As for the clue writer intending that “level” get extracted from “Cleveland,” I have my doubts. As obtuse as the clue writer is, that is a stretch.
In any event, I asked Ingebrigtson, 27, why he didn’t just pocket the medallion and wait a few days, for the sake of the game.
“No way,” Ingebrigtson said. “I wanted that record.”
This is what it has come to. Not only did Ingebrigtson want the record – he knew what the record was. I hesitate to even write this because by the time it appears in the paper today, Ingebrigtson could very well have found the second medallion.
Mind you, Ingebrigtson did not even hint at dumb luck. He found it entirely plausible that given his years of devotion and study – he is known as one of the vacation takers: people who take vacation during the treasure hunt – that he would be entirely capable of finding the prize in such record short time. Go to the discussion board about the treasure hunt at TwinCities.com and read some of the postings. This is no longer your mother’s treasure hunt, when she and a few neighbors might go out and poke listlessly at the snow in Highland Park with a broom handle.

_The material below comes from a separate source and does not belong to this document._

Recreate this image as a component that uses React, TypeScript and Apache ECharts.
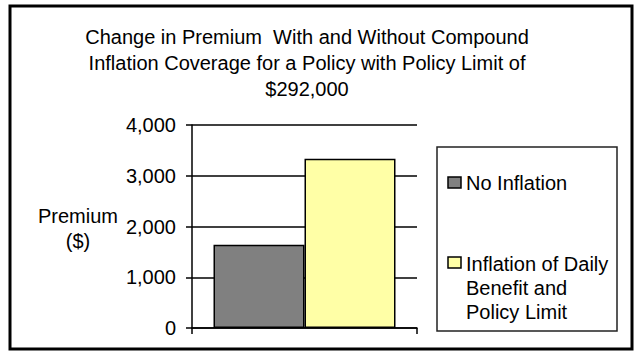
import React, { useEffect, useRef } from "react";
import * as echarts from "echarts";

const categories = [""];
const seriesNames = ["No Inflation", "Inflation of Daily\nBenefit and\nPolicy Limit"];
const noInflation = [1640];
const withInflation = [3335];
const yTicks = [0, 1000, 2000, 3000, 4000];
const titleLines = [
  "Change in Premium  With and Without Compound",
  "Inflation Coverage for a Policy with Policy Limit of",
  "$292,000",
];
const yAxisTitle = ["Premium", "($)"];
const seriesColors = ["#808080", "#FFFFA6"];

const FONT = "'Liberation Sans', Arial, sans-serif";

export default function App() {
  const ref = useRef<HTMLDivElement>(null);
  useEffect(() => {
    if (!ref.current) return;
    const chart = echarts.init(ref.current, undefined, { renderer: "svg" });
    const option: any = {
      animation: false,
      backgroundColor: "#ffffff",
      textStyle: { fontFamily: FONT },
      grid: { left: 192, top: 125, width: 225, height: 203, containLabel: false },
      xAxis: {
        type: "category",
        data: categories,
        boundaryGap: true,
        axisLine: { show: true, lineStyle: { color: "#000", width: 1.5 } },
        axisTick: { show: true, length: 6, lineStyle: { color: "#000", width: 1.5 } },
        axisLabel: { show: false },
        splitLine: { show: false },
      },
      yAxis: {
        type: "value",
        min: yTicks[0],
        max: yTicks[yTicks.length - 1],
        interval: 1000,
        axisLine: { show: true, lineStyle: { color: "#000", width: 1.5 } },
        axisTick: { show: true, length: 6, lineStyle: { color: "#000", width: 1.5 } },
        axisLabel: {
          margin: 16,
          color: "#000",
          fontSize: 20,
          fontFamily: FONT,
          formatter: (v: number) => v.toLocaleString("en-US"),
        },
        splitLine: { show: true, lineStyle: { color: "#000", width: 1.5 } },
      },
      series: [
        {
          name: seriesNames[0],
          type: "bar",
          data: noInflation,
          barWidth: 91,
          barGap: "0%",
          itemStyle: { color: seriesColors[0], borderColor: "#000", borderWidth: 1.5 },
        },
        {
          name: seriesNames[1],
          type: "bar",
          data: withInflation,
          barWidth: 91,
          barGap: "0%",
          itemStyle: { color: seriesColors[1], borderColor: "#000", borderWidth: 1.5 },
        },
      ],
      graphic: [
        {
          type: "rect",
          shape: { x: 10, y: 6, width: 622, height: 343 },
          style: { fill: "none", stroke: "#000", lineWidth: 3 },
          silent: true,
        },
        {
          type: "text",
          x: 307,
          y: 24,
          style: {
            text: titleLines.join("\n"),
            font: `20px ${FONT}`,
            fill: "#000",
            align: "center",
            verticalAlign: "top",
            lineHeight: 26,
          },
        },
        {
          type: "text",
          x: 78,
          y: 203,
          style: {
            text: yAxisTitle.join("\n"),
            font: `20px ${FONT}`,
            fill: "#000",
            align: "center",
            verticalAlign: "top",
            lineHeight: 25,
          },
        },
        {
          type: "rect",
          shape: { x: 437, y: 147, width: 180, height: 184 },
          style: { fill: "#fff", stroke: "#222", lineWidth: 1.5 },
          z: -1,
        },
        {
          type: "rect",
          shape: { x: 448, y: 177, width: 13, height: 11 },
          style: { fill: seriesColors[0], stroke: "#000", lineWidth: 1.5 },
        },
        {
          type: "text",
          x: 466,
          y: 171.5,
          style: {
            text: seriesNames[0],
            font: `20px ${FONT}`,
            fill: "#000",
            align: "left",
            verticalAlign: "top",
            lineHeight: 23,
          },
        },
        {
          type: "rect",
          shape: { x: 448, y: 257, width: 13, height: 11 },
          style: { fill: seriesColors[1], stroke: "#000", lineWidth: 1.5 },
        },
        {
          type: "text",
          x: 466,
          y: 251.5,
          style: {
            text: seriesNames[1],
            font: `20px ${FONT}`,
            fill: "#000",
            align: "left",
            verticalAlign: "top",
            lineHeight: 24,
          },
        },
      ],
    };
    chart.setOption(option);
    return () => chart.dispose();
  }, []);
  return (
    <div
      ref={ref}
      style={{ position: "fixed", left: 0, top: 0, width: 639, height: 362 }}
    />
  );
}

This has become a treasure hunt for the mad geeks of the technological age, the computer-savvy GPS users who start plotting grid potentials in July.
Which gives me an idea.
We should have a summer treasure hunt. It could lead up to Grand Old Day or Taste of Minnesota. I bounced this off a few people and they said, “no, you would disrupt softball games and picnics in the parks.”
OK. Better yet. We should have a treasure hunt limited to downtown St. Paul, with clear rules and regulations that would prevent property damage or trespassing. Not that I would worry about such things. These are serious-minded people free of larcenous souls. The clue writer could have a field day catering precisely to the hunter who desires this to be as difficult as possible. If you are finding it after three clues, you can’t make it difficult enough. Maybe the clues would have an architectural theme. Or maybe the clues would invoke long-lost street names or neighborhoods or the churches and ballparks that once populated downtown.
Businesses, meaning bars, would love it. As long as the world is upside-down anyway, even Minneapolis people could join in. We’re using their ice.